╭─ Collected data

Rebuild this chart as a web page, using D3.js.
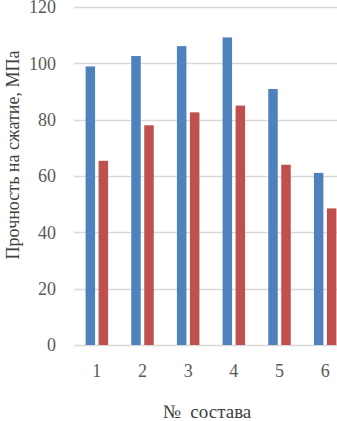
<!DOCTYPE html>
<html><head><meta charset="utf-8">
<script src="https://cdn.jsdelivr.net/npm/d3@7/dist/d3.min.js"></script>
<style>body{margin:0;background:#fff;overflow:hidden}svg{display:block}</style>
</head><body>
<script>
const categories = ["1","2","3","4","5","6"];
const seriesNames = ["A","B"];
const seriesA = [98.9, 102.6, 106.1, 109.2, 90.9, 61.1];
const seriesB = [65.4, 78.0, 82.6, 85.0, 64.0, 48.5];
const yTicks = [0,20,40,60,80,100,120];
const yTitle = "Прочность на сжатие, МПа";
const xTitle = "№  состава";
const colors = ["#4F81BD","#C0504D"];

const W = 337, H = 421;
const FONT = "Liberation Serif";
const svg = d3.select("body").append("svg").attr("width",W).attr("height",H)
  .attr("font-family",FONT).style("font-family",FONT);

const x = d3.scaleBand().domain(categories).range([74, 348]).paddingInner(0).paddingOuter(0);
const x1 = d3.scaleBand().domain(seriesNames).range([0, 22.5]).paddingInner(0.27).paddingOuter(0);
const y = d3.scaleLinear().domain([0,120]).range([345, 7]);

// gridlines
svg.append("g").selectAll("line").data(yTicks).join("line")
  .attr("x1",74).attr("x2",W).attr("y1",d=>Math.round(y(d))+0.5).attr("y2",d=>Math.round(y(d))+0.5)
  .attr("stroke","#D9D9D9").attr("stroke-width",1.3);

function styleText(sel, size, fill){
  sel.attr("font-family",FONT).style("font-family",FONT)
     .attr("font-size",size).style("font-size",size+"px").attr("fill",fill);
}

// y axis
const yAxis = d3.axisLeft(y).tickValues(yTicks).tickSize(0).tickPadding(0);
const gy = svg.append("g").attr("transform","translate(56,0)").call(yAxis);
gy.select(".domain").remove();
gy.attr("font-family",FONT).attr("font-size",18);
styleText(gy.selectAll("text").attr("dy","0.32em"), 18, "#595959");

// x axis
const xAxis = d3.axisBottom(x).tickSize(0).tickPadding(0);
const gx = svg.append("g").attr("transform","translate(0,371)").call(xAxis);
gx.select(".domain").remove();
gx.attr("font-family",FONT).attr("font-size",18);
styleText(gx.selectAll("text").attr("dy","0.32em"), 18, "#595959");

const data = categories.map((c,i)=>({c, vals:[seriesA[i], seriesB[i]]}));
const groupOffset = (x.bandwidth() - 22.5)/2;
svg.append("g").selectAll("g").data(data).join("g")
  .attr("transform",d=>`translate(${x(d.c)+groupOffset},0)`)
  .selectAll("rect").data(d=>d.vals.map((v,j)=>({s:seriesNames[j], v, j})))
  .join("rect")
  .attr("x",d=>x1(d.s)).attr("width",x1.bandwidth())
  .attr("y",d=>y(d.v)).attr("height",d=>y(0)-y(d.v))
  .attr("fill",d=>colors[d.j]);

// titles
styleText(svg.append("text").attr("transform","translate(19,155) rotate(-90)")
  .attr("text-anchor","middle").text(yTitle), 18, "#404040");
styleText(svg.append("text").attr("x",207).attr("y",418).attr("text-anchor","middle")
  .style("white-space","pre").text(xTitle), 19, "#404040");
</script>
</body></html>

╰─

Written task
Exclude the images, then output the data above word for word.

Answer to this task
Rebuild this chart as a web page, using D3.js.
<!DOCTYPE html>
<html><head><meta charset="utf-8">
<script src="https://cdn.jsdelivr.net/npm/d3@7/dist/d3.min.js"></script>
<style>body{margin:0;background:#fff;overflow:hidden}svg{display:block}</style>
</head><body>
<script>
const categories = ["1","2","3","4","5","6"];
const seriesNames = ["A","B"];
const seriesA = [98.9, 102.6, 106.1, 109.2, 90.9, 61.1];
const seriesB = [65.4, 78.0, 82.6, 85.0, 64.0, 48.5];
const yTicks = [0,20,40,60,80,100,120];
const yTitle = "Прочность на сжатие, МПа";
const xTitle = "№  состава";
const colors = ["#4F81BD","#C0504D"];

const W = 337, H = 421;
const FONT = "Liberation Serif";
const svg = d3.select("body").append("svg").attr("width",W).attr("height",H)
  .attr("font-family",FONT).style("font-family",FONT);

const x = d3.scaleBand().domain(categories).range([74, 348]).paddingInner(0).paddingOuter(0);
const x1 = d3.scaleBand().domain(seriesNames).range([0, 22.5]).paddingInner(0.27).paddingOuter(0);
const y = d3.scaleLinear().domain([0,120]).range([345, 7]);

// gridlines
svg.append("g").selectAll("line").data(yTicks).join("line")
  .attr("x1",74).attr("x2",W).attr("y1",d=>Math.round(y(d))+0.5).attr("y2",d=>Math.round(y(d))+0.5)
  .attr("stroke","#D9D9D9").attr("stroke-width",1.3);

function styleText(sel, size, fill){
  sel.attr("font-family",FONT).style("font-family",FONT)
     .attr("font-size",size).style("font-size",size+"px").attr("fill",fill);
}

// y axis
const yAxis = d3.axisLeft(y).tickValues(yTicks).tickSize(0).tickPadding(0);
const gy = svg.append("g").attr("transform","translate(56,0)").call(yAxis);
gy.select(".domain").remove();
gy.attr("font-family",FONT).attr("font-size",18);
styleText(gy.selectAll("text").attr("dy","0.32em"), 18, "#595959");

// x axis
const xAxis = d3.axisBottom(x).tickSize(0).tickPadding(0);
const gx = svg.append("g").attr("transform","translate(0,371)").call(xAxis);
gx.select(".domain").remove();
gx.attr("font-family",FONT).attr("font-size",18);
styleText(gx.selectAll("text").attr("dy","0.32em"), 18, "#595959");

const data = categories.map((c,i)=>({c, vals:[seriesA[i], seriesB[i]]}));
const groupOffset = (x.bandwidth() - 22.5)/2;
svg.append("g").selectAll("g").data(data).join("g")
  .attr("transform",d=>`translate(${x(d.c)+groupOffset},0)`)
  .selectAll("rect").data(d=>d.vals.map((v,j)=>({s:seriesNames[j], v, j})))
  .join("rect")
  .attr("x",d=>x1(d.s)).attr("width",x1.bandwidth())
  .attr("y",d=>y(d.v)).attr("height",d=>y(0)-y(d.v))
  .attr("fill",d=>colors[d.j]);

// titles
styleText(svg.append("text").attr("transform","translate(19,155) rotate(-90)")
  .attr("text-anchor","middle").text(yTitle), 18, "#404040");
styleText(svg.append("text").attr("x",207).attr("y",418).attr("text-anchor","middle")
  .style("white-space","pre").text(xTitle), 19, "#404040");
</script>
</body></html>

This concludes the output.